Do this | Leave out all pictures and give back precisely the lines from the line with "What TikZ code" to the line with "width=0.6pt,minimum size=21pt,inner sep=0pt]", including those two lines.

━━ Extracted records

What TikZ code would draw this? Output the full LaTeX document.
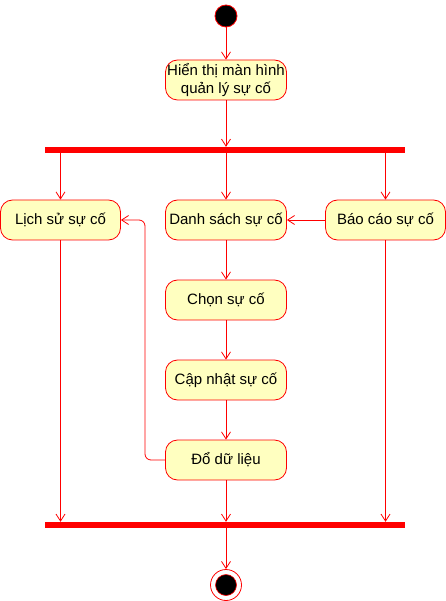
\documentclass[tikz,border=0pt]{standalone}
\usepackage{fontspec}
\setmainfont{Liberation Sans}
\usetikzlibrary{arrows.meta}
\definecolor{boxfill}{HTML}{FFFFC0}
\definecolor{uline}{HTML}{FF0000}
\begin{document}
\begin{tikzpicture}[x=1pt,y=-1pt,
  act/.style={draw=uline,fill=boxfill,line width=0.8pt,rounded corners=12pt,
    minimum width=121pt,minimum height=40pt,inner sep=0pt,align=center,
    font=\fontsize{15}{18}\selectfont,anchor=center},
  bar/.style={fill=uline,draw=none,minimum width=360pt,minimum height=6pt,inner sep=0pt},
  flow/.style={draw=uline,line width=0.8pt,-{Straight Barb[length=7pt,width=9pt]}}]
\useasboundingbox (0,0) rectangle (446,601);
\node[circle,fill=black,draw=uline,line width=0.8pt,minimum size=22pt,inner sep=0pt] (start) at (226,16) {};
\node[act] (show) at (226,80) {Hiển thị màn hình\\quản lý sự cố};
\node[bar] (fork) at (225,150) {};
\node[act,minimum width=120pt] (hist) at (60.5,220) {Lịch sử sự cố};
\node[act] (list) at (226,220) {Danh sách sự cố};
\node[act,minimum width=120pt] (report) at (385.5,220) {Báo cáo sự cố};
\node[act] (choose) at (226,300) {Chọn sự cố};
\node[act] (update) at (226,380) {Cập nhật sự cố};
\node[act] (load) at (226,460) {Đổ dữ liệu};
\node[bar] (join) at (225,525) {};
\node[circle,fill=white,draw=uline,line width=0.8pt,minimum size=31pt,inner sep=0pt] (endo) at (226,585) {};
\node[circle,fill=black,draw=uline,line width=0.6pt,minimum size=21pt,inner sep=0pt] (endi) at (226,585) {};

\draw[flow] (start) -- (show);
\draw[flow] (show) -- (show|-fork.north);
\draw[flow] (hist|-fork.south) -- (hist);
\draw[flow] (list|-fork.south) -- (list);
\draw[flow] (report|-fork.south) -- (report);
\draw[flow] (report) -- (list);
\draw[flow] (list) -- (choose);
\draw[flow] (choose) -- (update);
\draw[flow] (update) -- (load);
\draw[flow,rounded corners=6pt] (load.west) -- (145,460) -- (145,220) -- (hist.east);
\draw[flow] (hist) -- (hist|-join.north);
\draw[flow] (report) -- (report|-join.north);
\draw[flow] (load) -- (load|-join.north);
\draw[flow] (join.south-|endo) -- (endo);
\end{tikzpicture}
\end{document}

━━━━
━━ Extracted records

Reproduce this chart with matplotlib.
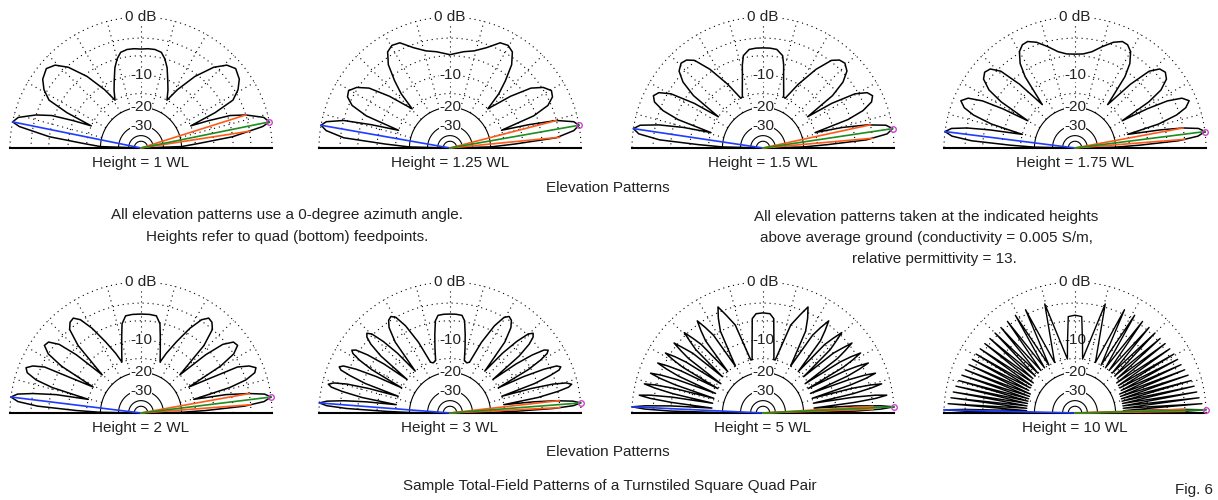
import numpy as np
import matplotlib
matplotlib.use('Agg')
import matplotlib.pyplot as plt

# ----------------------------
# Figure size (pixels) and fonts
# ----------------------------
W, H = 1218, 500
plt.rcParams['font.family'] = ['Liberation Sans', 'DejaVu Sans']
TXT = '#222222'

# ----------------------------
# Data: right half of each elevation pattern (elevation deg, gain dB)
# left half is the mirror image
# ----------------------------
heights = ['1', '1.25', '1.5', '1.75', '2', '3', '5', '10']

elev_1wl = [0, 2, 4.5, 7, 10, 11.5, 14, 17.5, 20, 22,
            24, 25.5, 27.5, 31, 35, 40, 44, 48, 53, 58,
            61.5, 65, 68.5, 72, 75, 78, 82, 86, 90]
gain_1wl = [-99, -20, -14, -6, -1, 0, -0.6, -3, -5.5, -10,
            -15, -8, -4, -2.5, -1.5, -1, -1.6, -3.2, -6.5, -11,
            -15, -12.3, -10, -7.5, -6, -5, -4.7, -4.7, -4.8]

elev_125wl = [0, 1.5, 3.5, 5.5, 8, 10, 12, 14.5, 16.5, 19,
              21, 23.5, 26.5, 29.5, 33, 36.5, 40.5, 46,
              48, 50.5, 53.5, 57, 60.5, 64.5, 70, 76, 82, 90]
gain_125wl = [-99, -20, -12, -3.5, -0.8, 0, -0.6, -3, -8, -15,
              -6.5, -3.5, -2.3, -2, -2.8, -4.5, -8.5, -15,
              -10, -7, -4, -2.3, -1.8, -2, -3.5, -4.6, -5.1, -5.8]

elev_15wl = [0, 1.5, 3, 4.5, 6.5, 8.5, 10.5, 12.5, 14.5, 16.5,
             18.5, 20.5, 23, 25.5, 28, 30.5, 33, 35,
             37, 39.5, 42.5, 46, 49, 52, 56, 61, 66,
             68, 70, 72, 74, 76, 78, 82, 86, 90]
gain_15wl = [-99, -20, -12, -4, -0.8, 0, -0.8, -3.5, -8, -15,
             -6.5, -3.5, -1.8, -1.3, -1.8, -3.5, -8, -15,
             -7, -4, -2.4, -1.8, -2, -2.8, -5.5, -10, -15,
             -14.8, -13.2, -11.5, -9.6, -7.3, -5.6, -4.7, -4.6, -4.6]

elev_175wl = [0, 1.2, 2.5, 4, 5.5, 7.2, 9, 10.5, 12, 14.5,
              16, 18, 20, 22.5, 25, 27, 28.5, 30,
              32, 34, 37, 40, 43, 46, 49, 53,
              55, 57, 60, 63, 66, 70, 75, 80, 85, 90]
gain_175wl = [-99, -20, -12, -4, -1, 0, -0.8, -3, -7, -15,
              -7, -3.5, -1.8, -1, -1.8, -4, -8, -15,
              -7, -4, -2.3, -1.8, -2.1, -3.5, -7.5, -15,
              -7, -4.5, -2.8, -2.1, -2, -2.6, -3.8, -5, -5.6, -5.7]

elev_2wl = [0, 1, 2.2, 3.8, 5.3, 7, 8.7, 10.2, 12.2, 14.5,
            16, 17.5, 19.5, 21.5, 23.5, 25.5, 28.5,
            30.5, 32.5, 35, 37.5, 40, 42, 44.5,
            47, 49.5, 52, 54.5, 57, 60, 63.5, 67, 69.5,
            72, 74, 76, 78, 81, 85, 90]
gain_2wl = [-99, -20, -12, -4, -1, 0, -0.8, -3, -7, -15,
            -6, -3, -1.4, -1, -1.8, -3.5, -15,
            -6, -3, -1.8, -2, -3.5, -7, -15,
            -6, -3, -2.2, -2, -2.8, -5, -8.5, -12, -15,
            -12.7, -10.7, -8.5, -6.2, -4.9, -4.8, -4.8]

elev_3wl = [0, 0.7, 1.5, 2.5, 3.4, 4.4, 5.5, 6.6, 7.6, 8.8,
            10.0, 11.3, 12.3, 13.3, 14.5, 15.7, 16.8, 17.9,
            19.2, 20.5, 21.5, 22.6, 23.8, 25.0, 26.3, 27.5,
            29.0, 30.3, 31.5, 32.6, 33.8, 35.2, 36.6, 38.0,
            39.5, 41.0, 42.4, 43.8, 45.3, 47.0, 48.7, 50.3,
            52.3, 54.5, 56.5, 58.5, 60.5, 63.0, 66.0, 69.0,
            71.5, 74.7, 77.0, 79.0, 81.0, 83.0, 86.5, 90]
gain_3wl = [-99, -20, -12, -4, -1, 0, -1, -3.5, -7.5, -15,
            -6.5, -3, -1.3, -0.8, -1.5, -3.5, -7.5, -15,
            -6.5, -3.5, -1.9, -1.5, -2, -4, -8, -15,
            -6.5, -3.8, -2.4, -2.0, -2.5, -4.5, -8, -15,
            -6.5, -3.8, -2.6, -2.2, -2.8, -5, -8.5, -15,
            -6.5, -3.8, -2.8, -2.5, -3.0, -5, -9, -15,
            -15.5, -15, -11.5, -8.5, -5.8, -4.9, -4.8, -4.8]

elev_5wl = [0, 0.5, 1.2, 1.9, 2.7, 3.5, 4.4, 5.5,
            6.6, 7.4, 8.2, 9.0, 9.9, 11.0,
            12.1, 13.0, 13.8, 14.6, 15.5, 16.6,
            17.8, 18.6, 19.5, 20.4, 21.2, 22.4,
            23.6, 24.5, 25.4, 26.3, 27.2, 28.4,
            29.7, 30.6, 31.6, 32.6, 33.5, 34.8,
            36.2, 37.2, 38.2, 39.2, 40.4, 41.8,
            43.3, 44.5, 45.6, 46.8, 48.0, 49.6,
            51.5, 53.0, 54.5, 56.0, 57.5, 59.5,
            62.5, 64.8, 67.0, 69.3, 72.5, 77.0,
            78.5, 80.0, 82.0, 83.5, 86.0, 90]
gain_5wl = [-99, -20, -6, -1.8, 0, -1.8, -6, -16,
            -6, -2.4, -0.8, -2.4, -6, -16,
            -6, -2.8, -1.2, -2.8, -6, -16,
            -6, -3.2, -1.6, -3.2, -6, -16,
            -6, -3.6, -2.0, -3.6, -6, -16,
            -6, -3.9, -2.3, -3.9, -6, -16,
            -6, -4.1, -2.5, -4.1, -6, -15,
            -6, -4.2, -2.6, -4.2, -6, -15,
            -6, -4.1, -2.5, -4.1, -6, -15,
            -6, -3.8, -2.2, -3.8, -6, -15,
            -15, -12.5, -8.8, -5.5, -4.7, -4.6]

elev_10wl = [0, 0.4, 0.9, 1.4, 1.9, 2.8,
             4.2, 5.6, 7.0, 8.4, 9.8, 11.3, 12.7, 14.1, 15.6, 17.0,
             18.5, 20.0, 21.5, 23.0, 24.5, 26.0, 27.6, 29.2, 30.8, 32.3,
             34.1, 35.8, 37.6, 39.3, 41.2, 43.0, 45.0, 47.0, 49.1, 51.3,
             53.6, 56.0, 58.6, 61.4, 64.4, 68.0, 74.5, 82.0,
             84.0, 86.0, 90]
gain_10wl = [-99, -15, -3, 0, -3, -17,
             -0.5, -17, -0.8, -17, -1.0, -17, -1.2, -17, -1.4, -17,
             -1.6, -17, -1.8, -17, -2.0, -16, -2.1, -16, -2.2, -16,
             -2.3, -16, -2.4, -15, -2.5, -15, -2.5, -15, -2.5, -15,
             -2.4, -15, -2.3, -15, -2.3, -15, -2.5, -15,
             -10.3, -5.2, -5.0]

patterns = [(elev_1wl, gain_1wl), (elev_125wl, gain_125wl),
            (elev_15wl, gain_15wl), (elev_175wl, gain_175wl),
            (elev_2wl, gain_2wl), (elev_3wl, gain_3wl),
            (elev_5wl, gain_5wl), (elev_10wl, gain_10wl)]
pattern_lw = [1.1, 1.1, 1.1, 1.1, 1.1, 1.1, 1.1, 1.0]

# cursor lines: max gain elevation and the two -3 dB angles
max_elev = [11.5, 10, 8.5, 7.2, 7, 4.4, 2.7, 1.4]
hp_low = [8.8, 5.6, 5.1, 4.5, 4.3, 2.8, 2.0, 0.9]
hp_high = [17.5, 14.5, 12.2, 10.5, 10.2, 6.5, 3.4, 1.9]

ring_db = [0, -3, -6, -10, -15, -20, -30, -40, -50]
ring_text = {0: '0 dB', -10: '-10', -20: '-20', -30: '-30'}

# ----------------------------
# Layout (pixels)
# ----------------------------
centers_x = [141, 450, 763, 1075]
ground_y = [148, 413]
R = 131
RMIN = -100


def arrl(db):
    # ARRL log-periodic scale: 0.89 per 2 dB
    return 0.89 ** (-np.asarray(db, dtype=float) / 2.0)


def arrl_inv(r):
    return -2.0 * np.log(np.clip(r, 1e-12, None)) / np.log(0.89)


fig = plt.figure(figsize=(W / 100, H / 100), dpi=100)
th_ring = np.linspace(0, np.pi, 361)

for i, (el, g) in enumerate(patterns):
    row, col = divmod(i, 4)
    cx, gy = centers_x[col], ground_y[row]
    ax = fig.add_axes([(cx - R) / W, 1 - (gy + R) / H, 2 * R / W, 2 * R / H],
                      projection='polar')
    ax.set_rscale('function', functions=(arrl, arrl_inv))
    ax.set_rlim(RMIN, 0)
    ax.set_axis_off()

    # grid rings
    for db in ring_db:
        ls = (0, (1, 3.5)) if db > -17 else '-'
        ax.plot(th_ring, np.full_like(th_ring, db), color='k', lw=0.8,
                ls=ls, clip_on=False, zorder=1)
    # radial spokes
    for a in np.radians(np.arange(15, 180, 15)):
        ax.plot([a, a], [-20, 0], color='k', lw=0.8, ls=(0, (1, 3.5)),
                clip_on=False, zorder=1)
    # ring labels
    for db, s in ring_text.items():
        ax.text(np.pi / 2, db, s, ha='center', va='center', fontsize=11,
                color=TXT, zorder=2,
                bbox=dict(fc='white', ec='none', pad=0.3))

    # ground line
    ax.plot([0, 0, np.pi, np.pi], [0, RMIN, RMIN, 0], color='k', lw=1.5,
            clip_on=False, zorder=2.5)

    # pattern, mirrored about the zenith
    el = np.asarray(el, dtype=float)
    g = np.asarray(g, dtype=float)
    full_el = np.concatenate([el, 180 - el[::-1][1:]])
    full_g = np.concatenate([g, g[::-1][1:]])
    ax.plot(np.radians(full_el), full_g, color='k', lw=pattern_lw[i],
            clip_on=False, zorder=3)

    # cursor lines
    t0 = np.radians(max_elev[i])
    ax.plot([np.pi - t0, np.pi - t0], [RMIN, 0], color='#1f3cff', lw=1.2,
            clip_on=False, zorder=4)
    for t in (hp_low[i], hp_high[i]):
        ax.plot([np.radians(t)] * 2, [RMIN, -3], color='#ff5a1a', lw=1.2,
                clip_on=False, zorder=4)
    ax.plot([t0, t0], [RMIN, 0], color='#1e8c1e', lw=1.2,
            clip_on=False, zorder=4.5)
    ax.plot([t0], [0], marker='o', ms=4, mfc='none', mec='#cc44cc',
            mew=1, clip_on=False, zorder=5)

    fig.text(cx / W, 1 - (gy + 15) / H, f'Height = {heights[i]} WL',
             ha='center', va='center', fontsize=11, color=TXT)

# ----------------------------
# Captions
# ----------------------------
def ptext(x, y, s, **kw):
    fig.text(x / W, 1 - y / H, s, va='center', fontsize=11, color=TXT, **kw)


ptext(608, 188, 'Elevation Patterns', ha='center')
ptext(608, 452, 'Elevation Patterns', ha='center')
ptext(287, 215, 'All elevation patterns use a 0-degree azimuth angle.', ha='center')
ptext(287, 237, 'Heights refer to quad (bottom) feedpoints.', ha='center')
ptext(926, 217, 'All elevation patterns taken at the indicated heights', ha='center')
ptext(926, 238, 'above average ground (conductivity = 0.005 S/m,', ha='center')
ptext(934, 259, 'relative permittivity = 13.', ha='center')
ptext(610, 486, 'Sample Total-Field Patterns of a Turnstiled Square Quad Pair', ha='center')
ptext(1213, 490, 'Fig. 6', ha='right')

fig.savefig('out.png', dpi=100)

━━━━

Exercise output |
What TikZ code would draw this? Output the full LaTeX document.
\documentclass[tikz,border=0pt]{standalone}
\usepackage{fontspec}
\setmainfont{Liberation Sans}
\usetikzlibrary{arrows.meta}
\definecolor{boxfill}{HTML}{FFFFC0}
\definecolor{uline}{HTML}{FF0000}
\begin{document}
\begin{tikzpicture}[x=1pt,y=-1pt,
  act/.style={draw=uline,fill=boxfill,line width=0.8pt,rounded corners=12pt,
    minimum width=121pt,minimum height=40pt,inner sep=0pt,align=center,
    font=\fontsize{15}{18}\selectfont,anchor=center},
  bar/.style={fill=uline,draw=none,minimum width=360pt,minimum height=6pt,inner sep=0pt},
  flow/.style={draw=uline,line width=0.8pt,-{Straight Barb[length=7pt,width=9pt]}}]
\useasboundingbox (0,0) rectangle (446,601);
\node[circle,fill=black,draw=uline,line width=0.8pt,minimum size=22pt,inner sep=0pt] (start) at (226,16) {};
\node[act] (show) at (226,80) {Hiển thị màn hình\\quản lý sự cố};
\node[bar] (fork) at (225,150) {};
\node[act,minimum width=120pt] (hist) at (60.5,220) {Lịch sử sự cố};
\node[act] (list) at (226,220) {Danh sách sự cố};
\node[act,minimum width=120pt] (report) at (385.5,220) {Báo cáo sự cố};
\node[act] (choose) at (226,300) {Chọn sự cố};
\node[act] (update) at (226,380) {Cập nhật sự cố};
\node[act] (load) at (226,460) {Đổ dữ liệu};
\node[bar] (join) at (225,525) {};
\node[circle,fill=white,draw=uline,line width=0.8pt,minimum size=31pt,inner sep=0pt] (endo) at (226,585) {};
\node[circle,fill=black,draw=uline,line width=0.6pt,minimum size=21pt,inner sep=0pt] (endi) at (226,585) {};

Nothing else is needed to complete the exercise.